(begin)
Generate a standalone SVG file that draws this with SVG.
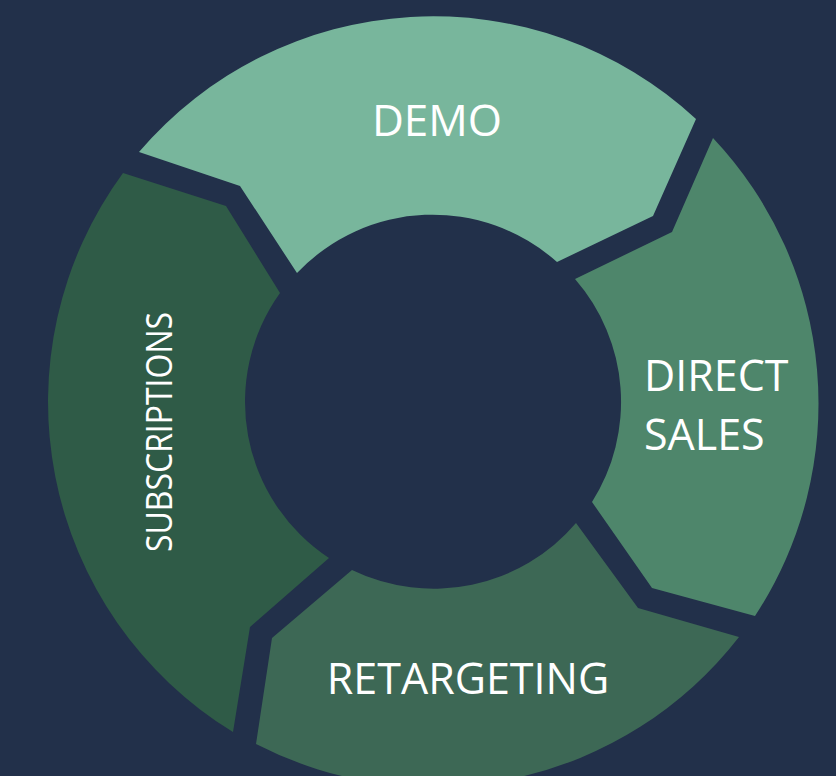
<svg xmlns="http://www.w3.org/2000/svg" width="836" height="776" viewBox="0 0 836 776">
<style>
.lbl{font-family:"Open Sans","Liberation Sans",sans-serif;fill:#ffffff;}
</style>
<rect width="836" height="776" fill="#22304a"/>
<g id="demo">
<path d="M139,152 A387,387 0 0 1 696,119 L653,216 L557,262 A187,187 0 0 0 297,273 L240,186 Z" fill="#78b69c"/>
<text class="lbl" x="437" y="136" font-size="44" text-anchor="middle">DEMO</text>
</g>
<g id="direct-sales">
<path d="M713,138 A387,387 0 0 1 755,616 L652,588 L592,502 A187,187 0 0 0 575,279 L672,232 Z" fill="#4e866b"/>
<text class="lbl" x="644" y="391" font-size="43">DIRECT</text>
<text class="lbl" x="644" y="450" font-size="43">SALES</text>
</g>
<g id="retargeting">
<path d="M739,637 A387,387 0 0 1 256,744 L272,638 L352,570 A187,187 0 0 0 576,523 L638,608 Z" fill="#3d6855"/>
<text class="lbl" x="468" y="694" font-size="43" text-anchor="middle">RETARGETING</text>
</g>
<g id="subscriptions">
<path d="M233,732 A387,387 0 0 1 123,173 L226,206 L280,293 A187,187 0 0 0 329,558 L250,627 Z" fill="#2f5b47"/>
<text class="lbl" transform="translate(172,432) rotate(-90)" x="-120" y="0" font-size="37" textLength="240" lengthAdjust="spacingAndGlyphs">SUBSCRIPTIONS</text>
</g>
<g id="connectors"></g>
</svg>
(end)
## Set exercise:
Transcribe the material as is, with images omitted.

## Written response:
Generate a standalone SVG file that draws this with SVG.
<svg xmlns="http://www.w3.org/2000/svg" width="836" height="776" viewBox="0 0 836 776">
<style>
.lbl{font-family:"Open Sans","Liberation Sans",sans-serif;fill:#ffffff;}
</style>
<rect width="836" height="776" fill="#22304a"/>
<g id="demo">
<path d="M139,152 A387,387 0 0 1 696,119 L653,216 L557,262 A187,187 0 0 0 297,273 L240,186 Z" fill="#78b69c"/>
<text class="lbl" x="437" y="136" font-size="44" text-anchor="middle">DEMO</text>
</g>
<g id="direct-sales">
<path d="M713,138 A387,387 0 0 1 755,616 L652,588 L592,502 A187,187 0 0 0 575,279 L672,232 Z" fill="#4e866b"/>
<text class="lbl" x="644" y="391" font-size="43">DIRECT</text>
<text class="lbl" x="644" y="450" font-size="43">SALES</text>
</g>
<g id="retargeting">
<path d="M739,637 A387,387 0 0 1 256,744 L272,638 L352,570 A187,187 0 0 0 576,523 L638,608 Z" fill="#3d6855"/>
<text class="lbl" x="468" y="694" font-size="43" text-anchor="middle">RETARGETING</text>
</g>
<g id="subscriptions">
<path d="M233,732 A387,387 0 0 1 123,173 L226,206 L280,293 A187,187 0 0 0 329,558 L250,627 Z" fill="#2f5b47"/>
<text class="lbl" transform="translate(172,432) rotate(-90)" x="-120" y="0" font-size="37" textLength="240" lengthAdjust="spacingAndGlyphs">SUBSCRIPTIONS</text>
</g>
<g id="connectors"></g>
</svg>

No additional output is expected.